━━━ Recorded data

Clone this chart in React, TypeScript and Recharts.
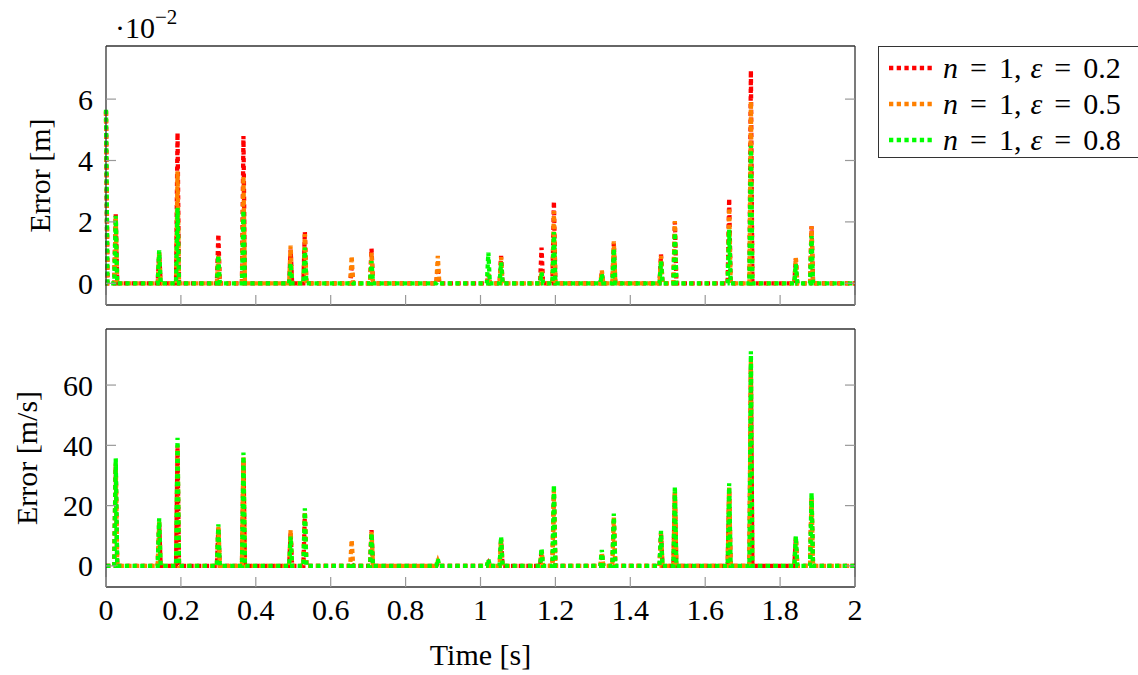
import React from 'react';
import { LineChart, Line, XAxis, YAxis } from 'recharts';

// spike instants [s] (shared by both panels)
const spikeTimes = [0, 0.026, 0.142, 0.191, 0.3, 0.367, 0.493, 0.531, 0.656, 0.709, 0.886, 1.021, 1.055, 1.163, 1.196, 1.324, 1.356, 1.482, 1.519, 1.664, 1.722, 1.842, 1.884];

// position error peaks, in units of 1e-2 m
const posRed = [5.6, 2.25, 1.0, 4.9, 1.6, 4.8, 1.1, 1.68, 0.5, 1.13, 0.5, 0.3, 0.89, 1.16, 2.67, 0.35, 1.3, 0.94, 2.0, 2.76, 6.93, 0.8, 1.86];
const posOrange = [5.6, 2.2, 1.0, 3.65, 0.9, 3.48, 1.23, 1.6, 0.89, 1.0, 0.89, 0.3, 0.85, 0.4, 2.35, 0.42, 1.37, 0.89, 2.03, 2.46, 5.92, 0.83, 1.86];
const posGreen = [5.65, 2.2, 1.07, 2.46, 0.9, 2.38, 0.65, 1.16, 0.05, 0.72, 0.05, 1.0, 0.68, 0.35, 1.67, 0.29, 1.13, 0.72, 1.64, 1.75, 4.48, 0.62, 1.54];

// velocity error peaks, m/s
const velRed = [0, 33, 14, 39, 12.5, 35, 11, 17, 1, 11.9, 1, 1, 8.5, 4.5, 24, 4, 15, 10.5, 24, 25, 66, 9, 22];
const velOrange = [0, 34, 15, 40, 13, 36, 11.9, 18, 8.6, 11.5, 1.5, 1.5, 9, 5, 25, 4.5, 16, 11, 25, 26, 68, 9.5, 23];
const velGreen = [0, 35.7, 15.8, 42.5, 13.8, 37.6, 9.7, 19.1, 1, 10.8, 2.2, 2.2, 9.7, 5.8, 26.8, 5.3, 17.4, 11.6, 26.3, 27.4, 71.2, 9.9, 24.3];

const xTicks = [0, 0.2, 0.4, 0.6, 0.8, 1, 1.2, 1.4, 1.6, 1.8, 2];
const posTicks = [0, 2, 4, 6];
const velTicks = [0, 20, 40, 60];

const epsValues = ['0.2', '0.5', '0.8'];
const colors = ['#ff0000', '#ff8000', '#00ff00'];

const FONT = '"Liberation Serif", "DejaVu Serif", serif';
const DASH = '4.3 3.4';
const TICK = '#999';

function spikes(times: number[], peaks: number[]) {
  const hw = 0.004;
  const pts: { t: number; v: number }[] = [];
  times.forEach((t, i) => {
    if (t === 0) {
      pts.push({ t: 0, v: peaks[i] }, { t: hw, v: 0 });
    } else {
      pts.push({ t: t - hw, v: 0 }, { t, v: peaks[i] }, { t: t + hw, v: 0 });
    }
  });
  pts.push({ t: 2, v: 0 });
  return pts;
}

const posData = [posRed, posOrange, posGreen].map((p) => spikes(spikeTimes, p));
const velData = [velRed, velOrange, velGreen].map((p) => spikes(spikeTimes, p));

const tickLine = (x1: number, y1: number, x2: number, y2: number) => (
  <line x1={x1} y1={y1} x2={x2} y2={y2} stroke={TICK} strokeWidth={1.2} />
);

const BottomTick = (labeled: boolean) => (props: any) => {
  const { x, y, payload } = props;
  return (
    <g>
      {tickLine(x, y, x, y - 10)}
      {labeled && (
        <text x={x} y={y + 33} textAnchor="middle" fontSize={30} fontFamily={FONT} fill="#000">
          {String(payload.value)}
        </text>
      )}
    </g>
  );
};

const TopTick = (props: any) => {
  const { x, y } = props;
  return <g>{tickLine(x, y, x, y + 10)}</g>;
};

const LeftTick = (props: any) => {
  const { x, y, payload } = props;
  return (
    <g>
      {tickLine(x, y, x + 10, y)}
      <text x={x - 13} y={y} dy="0.35em" textAnchor="end" fontSize={30} fontFamily={FONT} fill="#000">
        {String(payload.value)}
      </text>
    </g>
  );
};

const RightTick = (props: any) => {
  const { x, y } = props;
  return <g>{tickLine(x, y, x - 10, y)}</g>;
};

const yTitle = (text: string, dx: number) => (props: any) => {
  const vb = props.viewBox;
  const cx = vb.x + dx;
  const cy = vb.y + vb.height / 2;
  return (
    <text x={cx} y={cy} dy="0.3em" textAnchor="middle" fontSize={30} fontFamily={FONT} fill="#000" transform={`rotate(-90, ${cx}, ${cy})`}>
      {text}
    </text>
  );
};

const timeLabel = (props: any) => {
  const vb = props.viewBox;
  return (
    <text x={vb.x + vb.width / 2} y={vb.y + 78} textAnchor="middle" fontSize={30} fontFamily={FONT} fill="#000">
      Time [s]
    </text>
  );
};

const frame = { stroke: '#333', strokeWidth: 1.3 };

function Panel({ data, domain, ticks, title, titleDx, labeledX, top, height, margin, bottomH }: any) {
  return (
    <div style={{ position: 'absolute', left: 0, top }}>
      <LineChart width={1138} height={height} margin={margin}>
        <XAxis xAxisId="b" type="number" dataKey="t" domain={[0, 2]} ticks={xTicks} interval={0} height={bottomH}
          axisLine={frame} tickLine={false} tickSize={0} tickMargin={0} tick={BottomTick(labeledX)}
          label={labeledX ? timeLabel : undefined} />
        <XAxis xAxisId="t" orientation="top" type="number" dataKey="t" domain={[0, 2]} ticks={xTicks} interval={0} height={5}
          axisLine={frame} tickLine={false} tickSize={0} tickMargin={0} tick={TopTick} />
        <YAxis yAxisId="l" type="number" domain={domain} ticks={ticks} interval={0} width={100} allowDataOverflow
          axisLine={frame} tickLine={false} tickSize={0} tickMargin={0} tick={LeftTick} label={yTitle(title, titleDx)} />
        <YAxis yAxisId="r" orientation="right" type="number" domain={domain} ticks={ticks} interval={0} width={10} allowDataOverflow
          axisLine={frame} tickLine={false} tickSize={0} tickMargin={0} tick={RightTick} />
        {data.map((d: any, i: number) => (
          <Line key={i} xAxisId="b" yAxisId="l" data={d} dataKey="v" type="linear" stroke={colors[i]} strokeWidth={4.3}
            strokeDasharray={DASH} dot={false} activeDot={false} isAnimationActive={false} />
        ))}
      </LineChart>
    </div>
  );
}

const eq = <span style={{ margin: '0 12px' }}>=</span>;

function LegendBox() {
  return (
    <div style={{ position: 'absolute', left: 878, top: 46, width: 280, height: 110, border: '1.3px solid #333', background: '#fff', fontFamily: FONT, fontSize: 30 }}>
      {epsValues.map((eps, i) => (
        <div key={i} style={{ position: 'absolute', left: 10, top: 3 + i * 36, height: 36, display: 'flex', alignItems: 'center', whiteSpace: 'nowrap' }}>
          <svg width={46} height={8} style={{ marginRight: 8 }}>
            <line x1={0} y1={4} x2={46} y2={4} stroke={colors[i]} strokeWidth={4.3} strokeDasharray={DASH} />
          </svg>
          <span>
            <i>n</i>{eq}1,<span style={{ marginLeft: 9 }}><i>ε</i></span>{eq}{eps}
          </span>
        </div>
      ))}
    </div>
  );
}

export default function App() {
  return (
    <div style={{ position: 'absolute', left: 0, top: 0, width: 1138, height: 675, overflow: 'hidden', background: '#fff' }}>
      <Panel data={posData} domain={[-0.707, 7.73]} ticks={posTicks} title="Error [m]" titleDx={35} labeledX={false}
        top={0} height={320} margin={{ top: 41, right: 273, bottom: 5, left: 6 }} bottomH={10} />
      <Panel data={velData} domain={[-7.0, 78.6]} ticks={velTicks} title="Error [m/s]" titleDx={22} labeledX
        top={320} height={355} margin={{ top: 4, right: 273, bottom: 8, left: 6 }} bottomH={80} />
      <svg width={300} height={46} style={{ position: 'absolute', left: 0, top: 0 }}>
        <text x={115} y={38} fontSize={30} fontFamily={FONT} fill="#000">
          ·10<tspan dy={-14} fontSize={21}>−2</tspan>
        </text>
      </svg>
      <LegendBox />
    </div>
  );
}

━━━━━━

Exercise directions →
Track down every line of the material containing the string "React", and copy it.

The result →
Clone this chart in React, TypeScript and Recharts.
import React from 'react';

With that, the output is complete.